> What to do
Your reply should be one number: the count of lines holding the word "this".
Start of Supplied records
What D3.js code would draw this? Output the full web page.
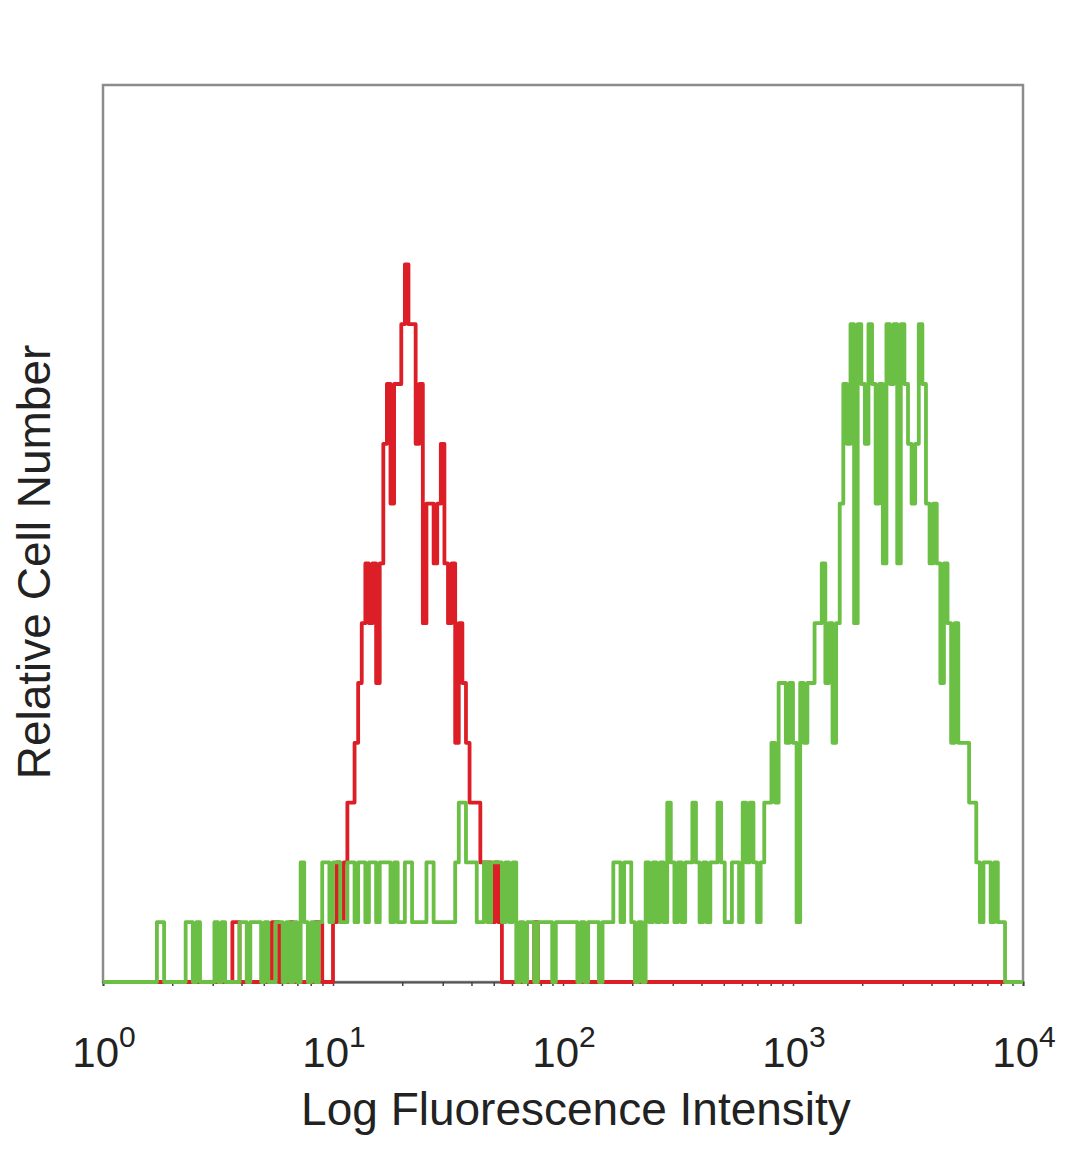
End of Supplied records
Start of Supplied records
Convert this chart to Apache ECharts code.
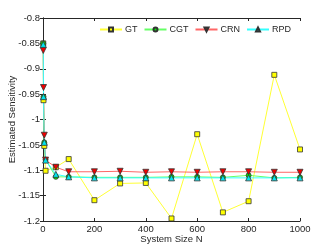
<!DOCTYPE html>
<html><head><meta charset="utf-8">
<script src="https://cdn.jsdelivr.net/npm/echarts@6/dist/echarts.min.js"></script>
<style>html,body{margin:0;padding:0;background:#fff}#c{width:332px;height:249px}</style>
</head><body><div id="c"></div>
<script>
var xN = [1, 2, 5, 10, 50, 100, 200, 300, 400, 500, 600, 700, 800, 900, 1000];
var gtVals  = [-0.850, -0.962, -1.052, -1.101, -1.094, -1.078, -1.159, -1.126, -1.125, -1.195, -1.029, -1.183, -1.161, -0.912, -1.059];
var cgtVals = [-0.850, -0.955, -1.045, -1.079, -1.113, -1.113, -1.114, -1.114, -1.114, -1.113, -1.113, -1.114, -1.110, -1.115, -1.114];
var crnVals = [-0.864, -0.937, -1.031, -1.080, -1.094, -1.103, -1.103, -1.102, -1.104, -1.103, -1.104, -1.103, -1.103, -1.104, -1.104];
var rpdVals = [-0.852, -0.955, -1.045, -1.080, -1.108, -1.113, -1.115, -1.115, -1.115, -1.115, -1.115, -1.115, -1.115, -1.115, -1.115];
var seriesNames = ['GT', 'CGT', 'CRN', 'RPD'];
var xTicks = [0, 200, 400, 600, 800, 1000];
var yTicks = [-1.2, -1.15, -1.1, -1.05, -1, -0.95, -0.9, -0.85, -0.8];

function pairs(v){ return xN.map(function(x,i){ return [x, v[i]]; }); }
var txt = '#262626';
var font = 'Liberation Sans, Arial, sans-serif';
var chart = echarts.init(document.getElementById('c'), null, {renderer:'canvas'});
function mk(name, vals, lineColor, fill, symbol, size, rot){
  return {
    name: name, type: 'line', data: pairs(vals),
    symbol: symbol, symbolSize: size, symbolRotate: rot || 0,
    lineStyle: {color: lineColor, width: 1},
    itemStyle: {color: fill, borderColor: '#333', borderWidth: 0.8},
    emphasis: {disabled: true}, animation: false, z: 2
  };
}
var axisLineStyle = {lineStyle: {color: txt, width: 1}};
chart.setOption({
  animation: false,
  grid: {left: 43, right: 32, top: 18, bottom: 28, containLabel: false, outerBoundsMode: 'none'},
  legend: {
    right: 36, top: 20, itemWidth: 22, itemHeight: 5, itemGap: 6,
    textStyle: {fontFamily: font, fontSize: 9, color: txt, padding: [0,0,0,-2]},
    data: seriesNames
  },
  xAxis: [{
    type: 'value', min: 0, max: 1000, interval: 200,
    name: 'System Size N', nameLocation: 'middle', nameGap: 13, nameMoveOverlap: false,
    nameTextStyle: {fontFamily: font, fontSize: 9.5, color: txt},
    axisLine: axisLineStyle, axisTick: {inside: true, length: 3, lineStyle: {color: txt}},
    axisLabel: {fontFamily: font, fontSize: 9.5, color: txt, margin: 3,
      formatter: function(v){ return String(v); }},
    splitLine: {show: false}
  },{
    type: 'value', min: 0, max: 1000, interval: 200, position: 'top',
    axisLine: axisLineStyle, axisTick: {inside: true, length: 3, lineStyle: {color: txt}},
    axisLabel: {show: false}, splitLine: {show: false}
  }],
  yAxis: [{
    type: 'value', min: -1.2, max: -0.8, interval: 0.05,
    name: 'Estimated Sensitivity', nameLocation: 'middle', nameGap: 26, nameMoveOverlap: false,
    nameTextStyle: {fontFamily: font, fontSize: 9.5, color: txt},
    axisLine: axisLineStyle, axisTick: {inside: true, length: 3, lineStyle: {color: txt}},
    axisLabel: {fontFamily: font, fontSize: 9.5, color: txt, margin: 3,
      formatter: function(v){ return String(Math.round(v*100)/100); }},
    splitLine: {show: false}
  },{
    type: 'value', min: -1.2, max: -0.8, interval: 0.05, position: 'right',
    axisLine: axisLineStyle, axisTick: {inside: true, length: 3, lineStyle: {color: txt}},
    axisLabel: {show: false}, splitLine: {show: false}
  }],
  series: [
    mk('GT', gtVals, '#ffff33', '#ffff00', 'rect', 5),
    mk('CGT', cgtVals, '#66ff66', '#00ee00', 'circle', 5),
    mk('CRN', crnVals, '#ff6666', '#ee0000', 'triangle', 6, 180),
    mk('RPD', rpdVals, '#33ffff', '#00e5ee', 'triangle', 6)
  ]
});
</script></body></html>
End of Supplied records
> Solution
2